Adjusting for multiple testing in studies is less important than other concerns

Thomas V Perneger 1
PMCID: PMC1115668  PMID: 10231278

Editor—In a paper in the American Journal of Public Health Aickin stated that “there is substantial debate ... concerning when (if ever) adjustment for multiple testing is warranted.”1 I am glad that he has joined the debate in the BMJ over Bonferroni adjustments but find his arguments unconvincing.2 Yes, “researchers who adjust P values almost always present them for their individual hypotheses,” as he says. This is why they should not worry about unrelated tests and renounce a statistical technique that focuses on the largely irrelevant universal null hypothesis.

Statistical tests were developed for repeated testing, such as industrial quality control.
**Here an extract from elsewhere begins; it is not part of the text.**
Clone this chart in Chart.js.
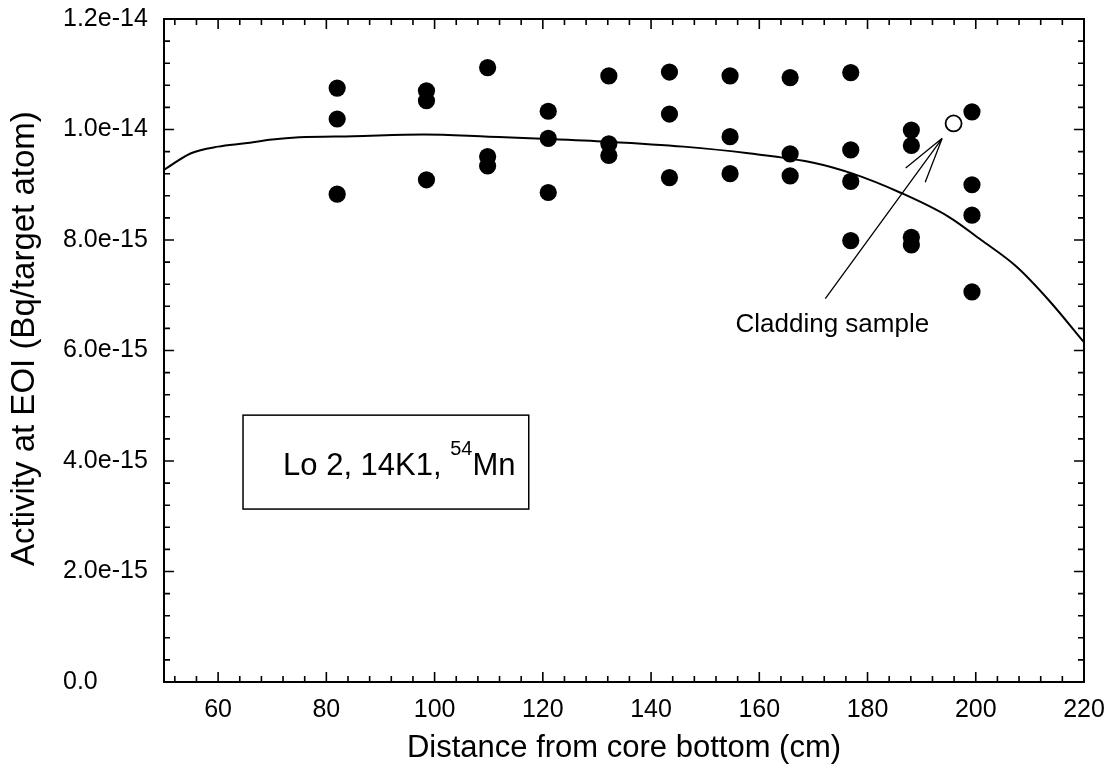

The α and β error rates are valid in the long run, as asymptotic averages. Hence multiple testing is no violation of test theory, it is a prerequisite. Industrialists know that over time they will reject a proportion of good lots (α) and market a proportion of bad lots (β) in error; researchers know that in their career they will reject a proportion of true null hypotheses (α) and miss a proportion of true alternative hypotheses (β). These proportions do not vary with the number of tests.

Dredging data is a smart and cost effective way of doing research. “Dredge your data and [do] not tell” are Aickin’s words; my advice was to “describe what was done.”3 Besides, Bonferroni adjustments make no distinction between data dredging and multiple planned tests.

What tests to include in the adjustment is a serious issue since it will determine whether a result will be “significant” or not. Aickin does not seem to have an answer; nor does anyone else. Pushing a reasoning to the point of absurdity is a rhetorical device to show that the reasoning does not hold.

The only advantage of Holm adjustments over Bonferroni adjustments is that they inflate β errors less, but the procedure is complex.1 I doubt that Holm-adjusted P values are understandable to anyone but a few statisticians. As for the American Journal of Public Health—its instructions for authors in the December 1998 issue include no statement about multiple test adjustments, and the three first articles contain respectively 70, 110, and 114 tests, in tables only, without any multiple test adjustment.

I am baffled that “whether a given study should be statistically analysed at all” should concern anyone. We should worry whether to do the study in the first place and, when it is done, how best to interpret the data. Multiple test adjustments help with neither of these.

References

  • 1.Aickin M, Gensler H. Adjusting for multiple testing when reporting research results: the Bonferroni vs Holm methods. Am J Public Health. 1996;86:726–728. doi: 10.2105/ajph.86.5.726. [DOI] [PMC free article] [PubMed] [Google Scholar]
  • 2.Aickin M. Other method for adjustment of multiple testing exists. BMJ. 1999;318:127. doi: 10.1136/bmj.318.7176.127a. . (9 January.) [DOI] [PMC free article] [PubMed] [Google Scholar]
  • 3.Perneger TV. What’s wrong with Bonferroni adjustments. BMJ. 1998;316:1236–1238. doi: 10.1136/bmj.316.7139.1236. [DOI] [PMC free article] [PubMed] [Google Scholar]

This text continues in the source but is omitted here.